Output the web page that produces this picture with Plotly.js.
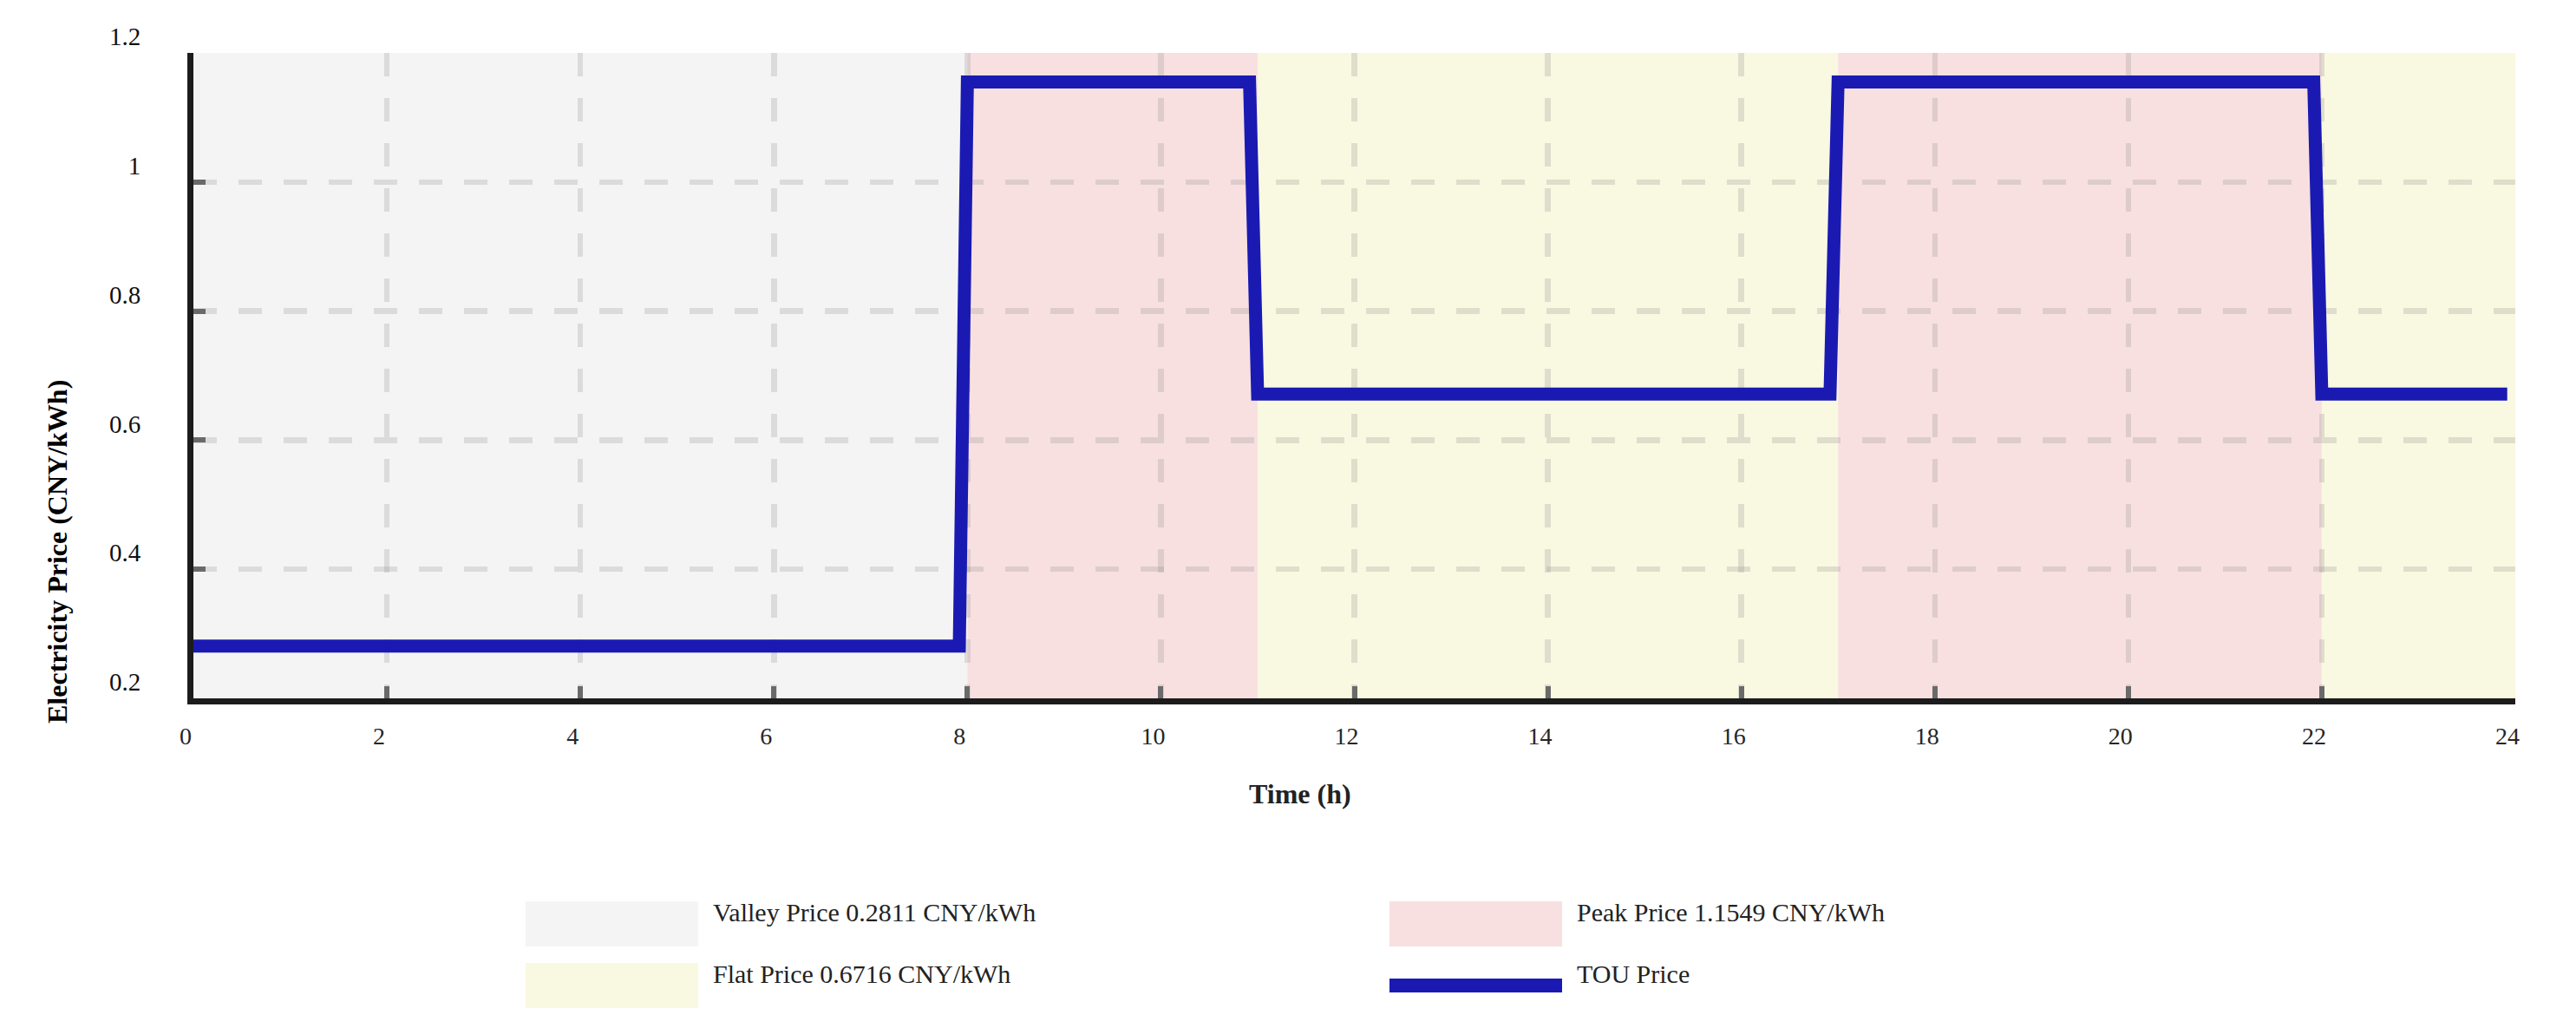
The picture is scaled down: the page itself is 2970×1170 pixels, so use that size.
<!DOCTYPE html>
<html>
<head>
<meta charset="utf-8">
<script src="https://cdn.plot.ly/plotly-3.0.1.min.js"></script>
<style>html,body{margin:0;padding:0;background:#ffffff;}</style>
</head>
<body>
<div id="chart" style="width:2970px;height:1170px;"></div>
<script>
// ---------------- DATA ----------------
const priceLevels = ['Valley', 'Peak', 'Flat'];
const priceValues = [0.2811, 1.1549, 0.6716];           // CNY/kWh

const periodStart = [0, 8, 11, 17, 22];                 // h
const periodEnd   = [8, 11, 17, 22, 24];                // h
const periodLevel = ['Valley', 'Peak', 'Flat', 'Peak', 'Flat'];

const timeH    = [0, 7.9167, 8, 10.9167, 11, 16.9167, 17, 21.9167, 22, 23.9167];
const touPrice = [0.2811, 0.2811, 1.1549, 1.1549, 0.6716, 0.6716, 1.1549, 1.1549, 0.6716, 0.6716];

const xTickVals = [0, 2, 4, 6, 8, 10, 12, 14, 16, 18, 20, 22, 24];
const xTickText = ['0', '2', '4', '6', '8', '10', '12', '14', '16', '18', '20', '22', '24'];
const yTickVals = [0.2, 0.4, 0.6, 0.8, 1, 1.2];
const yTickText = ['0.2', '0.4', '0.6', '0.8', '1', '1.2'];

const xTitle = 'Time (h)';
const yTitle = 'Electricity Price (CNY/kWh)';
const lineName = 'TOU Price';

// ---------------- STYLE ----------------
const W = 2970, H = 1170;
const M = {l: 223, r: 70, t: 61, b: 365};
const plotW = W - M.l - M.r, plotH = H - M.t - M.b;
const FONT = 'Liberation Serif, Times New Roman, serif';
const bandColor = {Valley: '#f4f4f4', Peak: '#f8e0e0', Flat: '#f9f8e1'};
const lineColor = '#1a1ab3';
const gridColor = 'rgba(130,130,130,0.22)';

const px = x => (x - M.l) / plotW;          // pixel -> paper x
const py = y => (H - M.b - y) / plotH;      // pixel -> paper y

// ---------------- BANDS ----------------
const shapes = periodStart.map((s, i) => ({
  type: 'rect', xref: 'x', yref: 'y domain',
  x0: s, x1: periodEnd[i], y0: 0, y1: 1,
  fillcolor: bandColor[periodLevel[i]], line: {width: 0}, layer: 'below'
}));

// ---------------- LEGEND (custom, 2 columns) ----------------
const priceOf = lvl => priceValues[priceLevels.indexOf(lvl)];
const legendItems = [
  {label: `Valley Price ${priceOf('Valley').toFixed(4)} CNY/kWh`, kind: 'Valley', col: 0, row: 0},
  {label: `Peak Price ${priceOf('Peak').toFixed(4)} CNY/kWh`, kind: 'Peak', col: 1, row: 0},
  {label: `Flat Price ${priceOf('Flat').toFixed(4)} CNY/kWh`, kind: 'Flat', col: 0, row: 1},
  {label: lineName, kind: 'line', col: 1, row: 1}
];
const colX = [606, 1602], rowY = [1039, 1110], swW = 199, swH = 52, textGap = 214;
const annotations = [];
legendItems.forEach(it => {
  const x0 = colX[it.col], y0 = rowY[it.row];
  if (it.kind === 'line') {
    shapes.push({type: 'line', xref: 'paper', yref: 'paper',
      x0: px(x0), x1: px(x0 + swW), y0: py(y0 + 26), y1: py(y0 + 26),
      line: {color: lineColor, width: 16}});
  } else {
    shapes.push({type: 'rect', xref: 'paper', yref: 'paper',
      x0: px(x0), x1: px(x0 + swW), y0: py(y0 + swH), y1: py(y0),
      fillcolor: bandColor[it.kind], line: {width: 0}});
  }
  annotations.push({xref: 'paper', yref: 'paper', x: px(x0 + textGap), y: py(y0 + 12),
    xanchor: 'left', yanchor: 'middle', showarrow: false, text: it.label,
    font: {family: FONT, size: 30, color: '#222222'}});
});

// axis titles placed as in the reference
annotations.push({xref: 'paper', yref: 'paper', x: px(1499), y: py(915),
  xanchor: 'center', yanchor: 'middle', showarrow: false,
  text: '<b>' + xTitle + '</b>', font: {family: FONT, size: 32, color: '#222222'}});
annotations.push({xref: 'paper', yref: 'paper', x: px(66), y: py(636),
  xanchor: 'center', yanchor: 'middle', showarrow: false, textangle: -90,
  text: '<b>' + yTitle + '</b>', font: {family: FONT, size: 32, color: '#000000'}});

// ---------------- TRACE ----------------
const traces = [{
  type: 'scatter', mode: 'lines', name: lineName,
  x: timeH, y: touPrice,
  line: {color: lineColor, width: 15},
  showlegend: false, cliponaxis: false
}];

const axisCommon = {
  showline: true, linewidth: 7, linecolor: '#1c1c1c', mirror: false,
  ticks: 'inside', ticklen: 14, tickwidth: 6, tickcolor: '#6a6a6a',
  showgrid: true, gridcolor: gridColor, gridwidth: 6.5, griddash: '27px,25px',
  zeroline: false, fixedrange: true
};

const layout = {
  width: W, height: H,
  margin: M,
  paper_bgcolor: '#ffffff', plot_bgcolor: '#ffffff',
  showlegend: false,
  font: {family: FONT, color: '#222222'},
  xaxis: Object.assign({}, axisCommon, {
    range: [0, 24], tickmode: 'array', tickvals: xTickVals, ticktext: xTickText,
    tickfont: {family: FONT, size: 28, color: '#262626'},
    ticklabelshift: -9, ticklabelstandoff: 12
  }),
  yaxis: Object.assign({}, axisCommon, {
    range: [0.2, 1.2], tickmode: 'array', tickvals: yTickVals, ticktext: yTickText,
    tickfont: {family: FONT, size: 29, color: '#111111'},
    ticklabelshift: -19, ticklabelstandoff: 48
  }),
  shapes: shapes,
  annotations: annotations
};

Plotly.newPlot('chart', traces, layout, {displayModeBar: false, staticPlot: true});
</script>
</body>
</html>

**Challenge:** Output exactly the lines running from the line containing "The picture is" through the line containing "const gridColor = 'rgba(130,130,130,0.22)';", and only those lines.

**Response to the task:**
The picture is scaled down: the page itself is 2970×1170 pixels, so use that size.
<!DOCTYPE html>
<html>
<head>
<meta charset="utf-8">
<script src="https://cdn.plot.ly/plotly-3.0.1.min.js"></script>
<style>html,body{margin:0;padding:0;background:#ffffff;}</style>
</head>
<body>
<div id="chart" style="width:2970px;height:1170px;"></div>
<script>
// ---------------- DATA ----------------
const priceLevels = ['Valley', 'Peak', 'Flat'];
const priceValues = [0.2811, 1.1549, 0.6716];           // CNY/kWh

const periodStart = [0, 8, 11, 17, 22];                 // h
const periodEnd   = [8, 11, 17, 22, 24];                // h
const periodLevel = ['Valley', 'Peak', 'Flat', 'Peak', 'Flat'];

const timeH    = [0, 7.9167, 8, 10.9167, 11, 16.9167, 17, 21.9167, 22, 23.9167];
const touPrice = [0.2811, 0.2811, 1.1549, 1.1549, 0.6716, 0.6716, 1.1549, 1.1549, 0.6716, 0.6716];

const xTickVals = [0, 2, 4, 6, 8, 10, 12, 14, 16, 18, 20, 22, 24];
const xTickText = ['0', '2', '4', '6', '8', '10', '12', '14', '16', '18', '20', '22', '24'];
const yTickVals = [0.2, 0.4, 0.6, 0.8, 1, 1.2];
const yTickText = ['0.2', '0.4', '0.6', '0.8', '1', '1.2'];

const xTitle = 'Time (h)';
const yTitle = 'Electricity Price (CNY/kWh)';
const lineName = 'TOU Price';

// ---------------- STYLE ----------------
const W = 2970, H = 1170;
const M = {l: 223, r: 70, t: 61, b: 365};
const plotW = W - M.l - M.r, plotH = H - M.t - M.b;
const FONT = 'Liberation Serif, Times New Roman, serif';
const bandColor = {Valley: '#f4f4f4', Peak: '#f8e0e0', Flat: '#f9f8e1'};
const lineColor = '#1a1ab3';
const gridColor = 'rgba(130,130,130,0.22)';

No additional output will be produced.